Given task: Retype, exactly as they stand, the lines from the start of the data to the line that contains "minimum width=107pt, minimum", both ends included. Leave the pictures out.

◆ ◆ ◆ ◆ ◆

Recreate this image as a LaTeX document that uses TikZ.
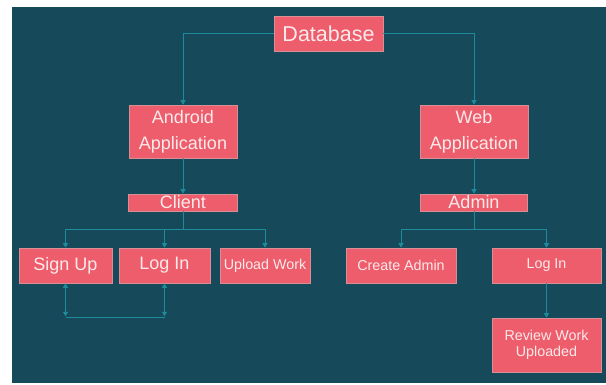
\documentclass[tikz,border=0pt]{standalone}
\usepackage{fontspec}
\setmainfont{Liberation Sans}
\usetikzlibrary{arrows.meta,calc}

\definecolor{bgteal}{HTML}{164A5B}
\definecolor{boxcoral}{HTML}{EE5D6C}
\definecolor{boxedge}{HTML}{D98E96}
\definecolor{linkteal}{HTML}{1E8B9A}
\definecolor{boxtext}{HTML}{FBEAEA}

\tikzset{
  box/.style={draw=boxedge, line width=0.6pt, fill=boxcoral, text=boxtext,
    inner sep=0pt, align=center, anchor=center},
  bigtxt/.style={font=\fontsize{21.5}{24}\selectfont},
  midtxt/.style={font=\fontsize{18}{26}\selectfont},
  smalltxt/.style={font=\fontsize{14.3}{16.5}\selectfont},
  link/.style={draw=linkteal, line width=0.9pt},
  arr/.style={link, -{Triangle[width=5pt,length=4.5pt]}},
  twoway/.style={link, {Triangle[width=5pt,length=4.5pt]}-{Triangle[width=5pt,length=4.5pt]}}
}

\begin{document}
\begin{tikzpicture}[x=1pt, y=-1pt]
  % page and dark panel
  \useasboundingbox (0,0) rectangle (606,385);
  \fill[white] (0,0) rectangle (606,385);
  \fill[bgteal] (12,7) rectangle (606,383);

  % boxes
  \node[box, bigtxt, minimum width=109pt, minimum height=35pt] (db) at (328.5,33.5) {Database};
  \node[box, midtxt, minimum width=108pt, minimum height=53pt] (android) at (183,131.5) {Android\\Application};
  \node[box, midtxt, minimum width=108pt, minimum height=53pt] (web) at (474,131.5) {Web\\Application};
  \node[box, midtxt, minimum width=109pt, minimum height=17pt] (client) at (183,202.5) {Client};
  \node[box, midtxt, minimum width=107pt, minimum height=17pt] (admin) at (474,202.5) {Admin};

  \node[box, midtxt, minimum width=93pt, minimum height=35pt] (signup) at (65.5,265.5) {Sign Up};
  \node[box, midtxt, minimum width=91pt, minimum height=35pt] (loginA) at (164.5,265.5) {Log In};
  \node[box, smalltxt, minimum width=90pt, minimum height=35pt] (upload) at (265,265.5) {Upload Work};
  \node[box, smalltxt, minimum width=110pt, minimum height=35pt] (create) at (401,265.5) {Create Admin};
  \node[box, smalltxt, minimum width=109pt, minimum height=35pt] (loginW) at (546.5,265.5) {Log In};
  \node[box, smalltxt, minimum width=109pt, minimum height=54pt] (review) at (546.5,345) {Review Work\\Uploaded};

  % database to the two applications
  \draw[arr] (db.west) -| (android.north);
  \draw[arr] (db.east) -| (web.north);

  % applications to their user roles
  \draw[arr] (android.south) -- (client.north);
  \draw[arr] (web.south) -- (admin.north);

  % client branch
  \coordinate (cbus) at ($(client.south)+(0,18)$);
  \draw[link] (client.south) -- (cbus);
  \draw[arr] (cbus) -| (signup.north);
  \draw[arr] (cbus) -| (upload.north);
  \draw[arr] (loginA.north |- cbus) -- (loginA.north);

  % sign up and log in linked both ways
  \coordinate (sfoot) at ($(signup.south)+(0,34)$);
  \coordinate (lfoot) at (loginA.south |- sfoot);
  \draw[twoway] (signup.south) -- ($(sfoot)+(0,-1)$);
  \draw[twoway] (loginA.south) -- ($(lfoot)+(0,-1)$);
  \draw[link] (sfoot) -- (lfoot);

  % admin branch
  \coordinate (abus) at ($(admin.south)+(0,18)$);
  \draw[link] (admin.south) -- (abus);
  \draw[arr] (abus) -| (create.north);
  \draw[arr] (abus) -| (loginW.north);
  \draw[arr] (loginW.south) -- (review.north);
\end{tikzpicture}
\end{document}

◆ ◆ ◆ ◆ ◆

The result:
Recreate this image as a LaTeX document that uses TikZ.
\documentclass[tikz,border=0pt]{standalone}
\usepackage{fontspec}
\setmainfont{Liberation Sans}
\usetikzlibrary{arrows.meta,calc}

\definecolor{bgteal}{HTML}{164A5B}
\definecolor{boxcoral}{HTML}{EE5D6C}
\definecolor{boxedge}{HTML}{D98E96}
\definecolor{linkteal}{HTML}{1E8B9A}
\definecolor{boxtext}{HTML}{FBEAEA}

\tikzset{
  box/.style={draw=boxedge, line width=0.6pt, fill=boxcoral, text=boxtext,
    inner sep=0pt, align=center, anchor=center},
  bigtxt/.style={font=\fontsize{21.5}{24}\selectfont},
  midtxt/.style={font=\fontsize{18}{26}\selectfont},
  smalltxt/.style={font=\fontsize{14.3}{16.5}\selectfont},
  link/.style={draw=linkteal, line width=0.9pt},
  arr/.style={link, -{Triangle[width=5pt,length=4.5pt]}},
  twoway/.style={link, {Triangle[width=5pt,length=4.5pt]}-{Triangle[width=5pt,length=4.5pt]}}
}

\begin{document}
\begin{tikzpicture}[x=1pt, y=-1pt]
  % page and dark panel
  \useasboundingbox (0,0) rectangle (606,385);
  \fill[white] (0,0) rectangle (606,385);
  \fill[bgteal] (12,7) rectangle (606,383);

  % boxes
  \node[box, bigtxt, minimum width=109pt, minimum height=35pt] (db) at (328.5,33.5) {Database};
  \node[box, midtxt, minimum width=108pt, minimum height=53pt] (android) at (183,131.5) {Android\\Application};
  \node[box, midtxt, minimum width=108pt, minimum height=53pt] (web) at (474,131.5) {Web\\Application};
  \node[box, midtxt, minimum width=109pt, minimum height=17pt] (client) at (183,202.5) {Client};
  \node[box, midtxt, minimum width=107pt, minimum height=17pt] (admin) at (474,202.5) {Admin};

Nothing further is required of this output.